The Duluth Alcohol Review Board has recommended that the city council allow residents and visitors to consume alcoholic beverages purchased from downtown restaurants in the “red zone” all year long. Currently the city’s alcoholic beverage ordinance limits this practice to city-sponsored alcohol-sanctioned events, such as concerts, or about a dozen times a year.
The Duluth City Council changed the ordinance in October 2010 to provide for issuance of special event patio sales permits to restaurants in the two-block red zone that had licenses to sell alcoholic beverages. The permits allow patrons of these restaurants to leave with alcoholic beverages purchased there for consumption in the designated zone, which includes the Town Green, during these events.
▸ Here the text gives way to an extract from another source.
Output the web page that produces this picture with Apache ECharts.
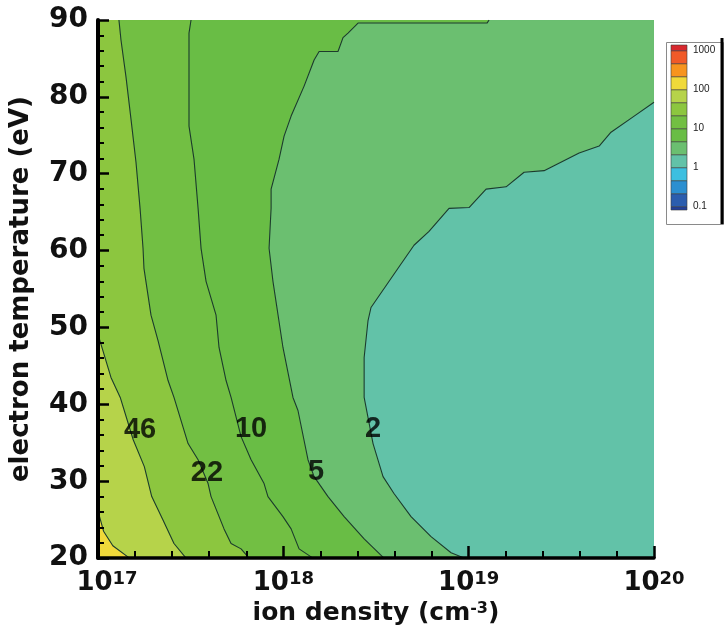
<!DOCTYPE html>
<html>
<head>
<meta charset="utf-8">
<script src="https://cdn.jsdelivr.net/npm/echarts@6/dist/echarts.min.js"></script>
<style>
  html, body { margin: 0; padding: 0; background: #fff; }
  #chart { width: 726px; height: 631px; }
</style>
</head>
<body>
<div id="chart"></div>
<script>
// x = log10(ion density / cm^-3), y = electron temperature (eV)
const densityExpTicks = [17, 18, 19, 20];
const densityRange = [17, 20];
const tempRange = [20, 90];

// contour lines, [log10 n, Te]
const contour100 = [[17.0, 26.1], [17.03, 23.5], [17.08, 21.6], [17.17, 20]];
const contour46 = [[17.0, 49.1], [17.07, 43.5], [17.12, 40.9], [17.19, 35.4], [17.25, 31.9],
  [17.29, 28.0], [17.35, 25.0], [17.41, 21.9], [17.475, 20]];
const contour22 = [[17.113, 90], [17.124, 87.4], [17.151, 82.6], [17.178, 77.1], [17.205, 71.5],
  [17.227, 65.5], [17.243, 60.3], [17.248, 57.7], [17.286, 51.6], [17.324, 48.3], [17.378, 43.1],
  [17.41, 40.9], [17.486, 34.9], [17.54, 32.8], [17.594, 29.7], [17.61, 28.0], [17.68, 23.8],
  [17.718, 21.9], [17.772, 21.2], [17.815, 20]];
const contour10 = [[17.502, 90], [17.491, 88.3], [17.491, 82.6], [17.491, 76.2], [17.518, 71.9],
  [17.54, 65.5], [17.556, 60.3], [17.583, 56.0], [17.637, 51.6], [17.653, 47.4], [17.691, 43.1],
  [17.718, 40.9], [17.772, 35.8], [17.826, 32.8], [17.896, 29.7], [17.917, 28.0], [17.998, 25.4],
  [18.042, 23.8], [18.085, 21.2], [18.16, 20]];
const contour5 = [[19.11, 90], [19.099, 89.6], [18.403, 89.6], [18.349, 88.3], [18.322, 87.7],
  [18.295, 85.9], [18.193, 85.9], [18.166, 84.8], [18.112, 81.4], [18.042, 77.5], [18.004, 74.9],
  [17.977, 71.9], [17.934, 68.0], [17.934, 65.5], [17.923, 60.3], [17.944, 56.0], [17.998, 47.4],
  [18.052, 40.9], [18.079, 39.2], [18.133, 32.8], [18.166, 30.6], [18.241, 28.0], [18.328, 25.4],
  [18.436, 22.5], [18.543, 20]];
const contour2 = [[20, 79.3], [19.893, 77.5], [19.768, 75.4], [19.704, 73.6], [19.596, 72.7],
  [19.407, 70.4], [19.299, 70.2], [19.202, 68.3], [19.094, 68.0], [19.002, 65.6], [18.894, 65.5],
  [18.786, 62.5], [18.705, 60.7], [18.619, 57.7], [18.473, 52.6], [18.457, 50.9], [18.436, 46.1],
  [18.436, 40.9], [18.484, 34.9], [18.538, 30.6], [18.597, 28.4], [18.689, 25.4], [18.797, 22.8],
  [18.905, 20.7], [18.975, 20]];

const contourLabels = [[17.227, 36.7, '46'], [17.588, 31.1, '22'], [17.826, 36.8, '10'],
  [18.176, 31.2, '5'], [18.484, 36.8, '2']];

// colour scale, log10 of the value, 3 levels per decade
const legendEdges = [-1.085, -1, -0.667, -0.333, 0, 0.333, 0.667, 1, 1.333, 1.667, 2, 2.333, 2.667, 3, 3.146];
const legendTickValues = [-1, 0, 1, 2, 3];
const legendTickLabels = ['0.1', '1', '10', '100', '1000'];

const palette = ['#22409a', '#2b5dae', '#2b8fd0', '#3cbfe0', '#62c2a8', '#6bbf70', '#69bd45',
  '#72bf43', '#8cc63f', '#b6d34a', '#f0d93a', '#f7941e', '#f05a28', '#d7282e'];

const [x0, x1] = densityRange;
const [y0, y1] = tempRange;
// filled bands, painted from the highest value down
const regions = [
  { pts: [[x0, y0], [x1, y0], [x1, y1], [x0, y1]], band: 10 },
  { pts: contour100.concat([[x1, y0], [x1, y1], [x0, y1]]), band: 9 },
  { pts: contour46.concat([[x1, y0], [x1, y1], [x0, y1]]), band: 8 },
  { pts: contour22.concat([[x1, y0], [x1, y1]]), band: 7 },
  { pts: contour10.concat([[x1, y0], [x1, y1]]), band: 6 },
  { pts: contour5.concat([[x1, y0], [x1, y1]]), band: 5 },
  { pts: contour2.concat([[x1, y0]]), band: 4 }
];

const chart = echarts.init(document.getElementById('chart'));

const boldWide = { fontFamily: 'DejaVu Sans', fontWeight: 'bold', color: '#111' };

function contourLine(data) {
  return {
    type: 'line', data: data, symbol: 'none', silent: true, z: 5,
    lineStyle: { color: '#1c3b2c', width: 1.1 }
  };
}

chart.setOption({
  animation: false,
  backgroundColor: '#fff',
  grid: [
    { left: 96, right: 72, top: 20, bottom: 69 },
    { left: 671, top: 45, width: 16, height: 165 }
  ],
  xAxis: [{
    type: 'value', min: x0, max: x1, interval: 1, z: 10,
    name: 'ion density (cm{s|-3})', nameLocation: 'middle', nameGap: 41,
    nameTextStyle: Object.assign({ fontSize: 25, rich: {
      s: Object.assign({ fontSize: 16, lineHeight: 17, verticalAlign: 'top' }, boldWide)
    } }, boldWide),
    axisLine: { lineStyle: { color: '#000', width: 3.5 } },
    axisTick: { inside: true, length: 12, lineStyle: { color: '#000', width: 2.5 } },
    minorTick: { show: true, splitNumber: 5, length: 7, lineStyle: { color: '#000', width: 2 } },
    splitLine: { show: false },
    axisLabel: {
      margin: 12,
      formatter: v => (v === 17 ? '{f|10}{s|' : '{b|10}{s|') + v + '}',
      rich: {
        b: Object.assign({ fontSize: 26, lineHeight: 26 }, boldWide),
        f: Object.assign({ fontSize: 26, lineHeight: 26, padding: [0, 0, 0, 18] }, boldWide),
        s: Object.assign({ fontSize: 18, lineHeight: 20, verticalAlign: 'top' }, boldWide)
      }
    }
  }, {
    gridIndex: 1, type: 'value', min: 0, max: 1, show: false
  }],
  yAxis: [{
    type: 'value', min: y0, max: y1, interval: 10, z: 10,
    name: 'electron temperature (eV)', nameLocation: 'middle', nameGap: 64,
    nameTextStyle: Object.assign({ fontSize: 26 }, boldWide),
    axisLine: { lineStyle: { color: '#000', width: 4 } },
    axisTick: { inside: true, length: 11, lineStyle: { color: '#000', width: 2.5 } },
    minorTick: { show: true, splitNumber: 5, length: 6, lineStyle: { color: '#000', width: 2 } },
    splitLine: { show: false },
    axisLabel: Object.assign({ margin: 10, fontSize: 28 }, boldWide)
  }, {
    gridIndex: 1, type: 'value', min: legendEdges[0], max: legendEdges[legendEdges.length - 1],
    position: 'right',
    axisLine: { show: false }, axisTick: { show: false }, splitLine: { show: false },
    axisLabel: {
      margin: 6, fontSize: 10, fontFamily: 'Liberation Sans Narrow, Liberation Sans', color: '#222',
      customValues: legendTickValues,
      formatter: v => legendTickLabels[legendTickValues.indexOf(Math.round(v))]
    }
  }],
  graphic: [
    { type: 'rect', left: 664, top: 40, shape: { width: 57, height: 182 },
      style: { fill: 'none', stroke: '#8a8a8a', lineWidth: 1 }, z: 10 },
    { type: 'line', shape: { x1: 722, y1: 38, x2: 722, y2: 224 },
      style: { stroke: '#000', lineWidth: 3 }, z: 10 }
  ],
  series: [
    {
      type: 'custom', silent: true, z: 1, clip: true,
      data: regions.map((r, i) => [r.pts[0][0], r.pts[0][1], i]),
      encode: { x: 0, y: 1 },
      renderItem: function (params, api) {
        const r = regions[api.value(2)];
        return {
          type: 'polygon',
          shape: { points: r.pts.map(p => api.coord(p)) },
          style: { fill: palette[r.band], stroke: palette[r.band], lineWidth: 0.5 }
        };
      }
    },
    contourLine(contour100),
    contourLine(contour46),
    contourLine(contour22),
    contourLine(contour10),
    contourLine(contour5),
    contourLine(contour2),
    {
      type: 'scatter', data: contourLabels, symbolSize: 1, z: 8, silent: true,
      itemStyle: { color: 'transparent' },
      label: {
        show: true, position: 'inside', formatter: p => p.value[2],
        fontFamily: 'Liberation Sans', fontWeight: 'bold', fontSize: 29, color: '#000'
      }
    },
    {
      type: 'custom', xAxisIndex: 1, yAxisIndex: 1, silent: true,
      data: palette.map((c, i) => [0, legendEdges[i], i]),
      encode: { x: 0, y: 1 },
      renderItem: function (params, api) {
        const i = api.value(2);
        const a = api.coord([0, legendEdges[i]]);
        const b = api.coord([1, legendEdges[i + 1]]);
        return {
          type: 'rect',
          shape: { x: a[0], y: b[1], width: b[0] - a[0], height: a[1] - b[1] },
          style: { fill: palette[i], stroke: '#3a3a3a', lineWidth: 0.6 }
        };
      }
    }
  ]
});
</script>
</body>
</html>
Patrons of Park Cafe and Steverino’s, whose patios abut the Town Green, were already allowed to do this during the special events. This opportunity was extended to Chocolate Perks and future restaurants, such as Pure Taqueria, with the previous change in the ordinance.
Hours for sales of alcoholic beverages set by the state apply.
That change allows patrons of these restaurants to stroll along the streets, window shop and visit stores in the zone while the special events are occurring. Merchants who don’t want customers to come into their shops with alcoholic beverages can post notices.
Consumption of alcoholic beverages is not allowed in Taylor Park, which has a children’s playground. The park is located next to the Town Green.
The vote was 4-1 with ARB member Rod Parris voting against recommending the change. Board member Terry Swain was absent from the April 10 meeting at which the vote occurred.
The change would enhance city efforts to attract more visitors, restaurants, and entertainment venues downtown.
Lynn said the item was placed on the ARB agenda following a review by city staff and police officials of the alcohol law change put into effect in 2010. Few problems have been reported. Alpharetta also recently expanded its days downtown for a similar practice, she said.
The ARB also recommended removal of the seating requirement for restaurants in the ordinance. In order to sell alcoholic beverages, a restaurant in Duluth presently has to have a minimum of 50 seats. A restaurant with a beer and wine license outside downtown reportedly was unable to have its grand opening last weekend because it didn’t meet the seating requirement. The removal of the seating requirement would apply citywide.
The Alcohol Review Board’s recommendations are expected to be discussed by the city council at its next work session April 23.
The ARB agenda included a discussion on term limits with board members suggesting two-year terms with a limit of six years. City staff is surveying boards and commissions in an attempt to come up with a uniform system, Lynn said.